Barriers to commercialisation are considerable, however, including a lack of skills and relevant funding, poor engagement with potential end users and customers and a misaligned supply chain landscape.

While the likes of Samsung and Intel dominate the international patent landscape, SMEs and universities are doing the work in the UK, with a focus on research and materials manufacture.

While there has been considerable focus on applications, there is a real need to improve manufacturing and the report says more work needs to be done in the UK to scale up manufacturing and promote the use of 2D materials, as well as to improve manufacturing.
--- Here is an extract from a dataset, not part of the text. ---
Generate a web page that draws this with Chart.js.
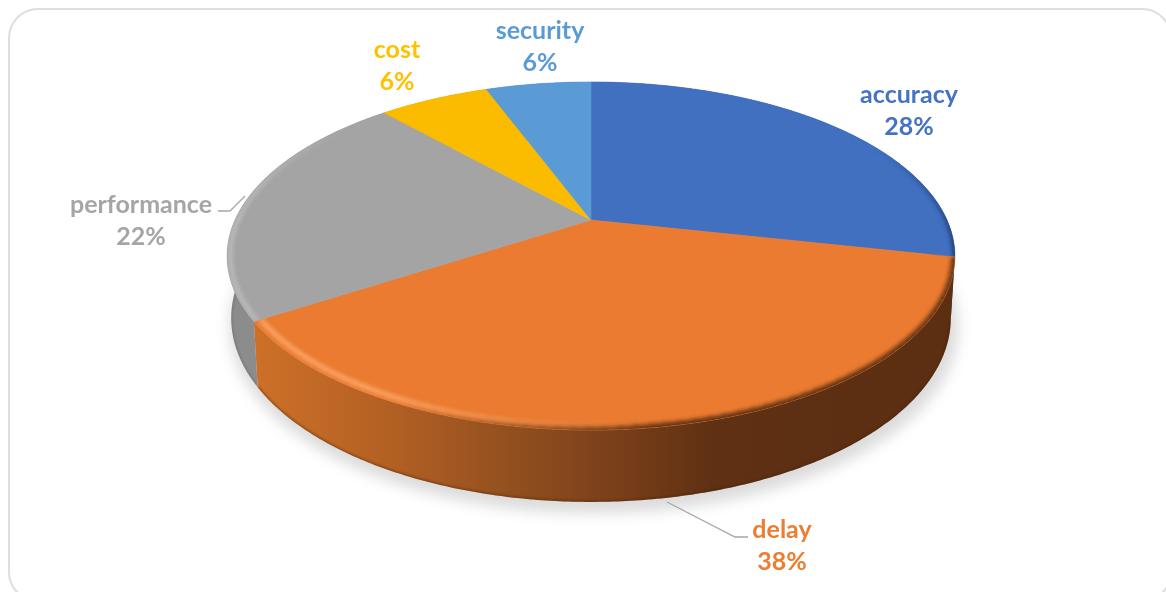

So what does the UK need to do to take advantage of its position? The report calls for: the creation of an Industry Challenge to accelerate the development of the supply chain; funding over an extended period for centres of excellence to scale up production; and support for scaled demonstrators to show what graphene is capable of.

A range of industries have expressed an interest in and recognised the benefits of these new materials and, now that work has been done to address graphene’s lack of band gap – the property that makes silicon so useful in digital electronics – it is an attractive choice for digital circuits.

The KTN has launched a special interest group (SIG) to focus on commercial opportunities, bringing together manufacturers of 2D materials and those looking to develop applications.

Opportunities abound, but the SIG’s work will be crucial if challenges are to be overcome and a clear route to mass production developed.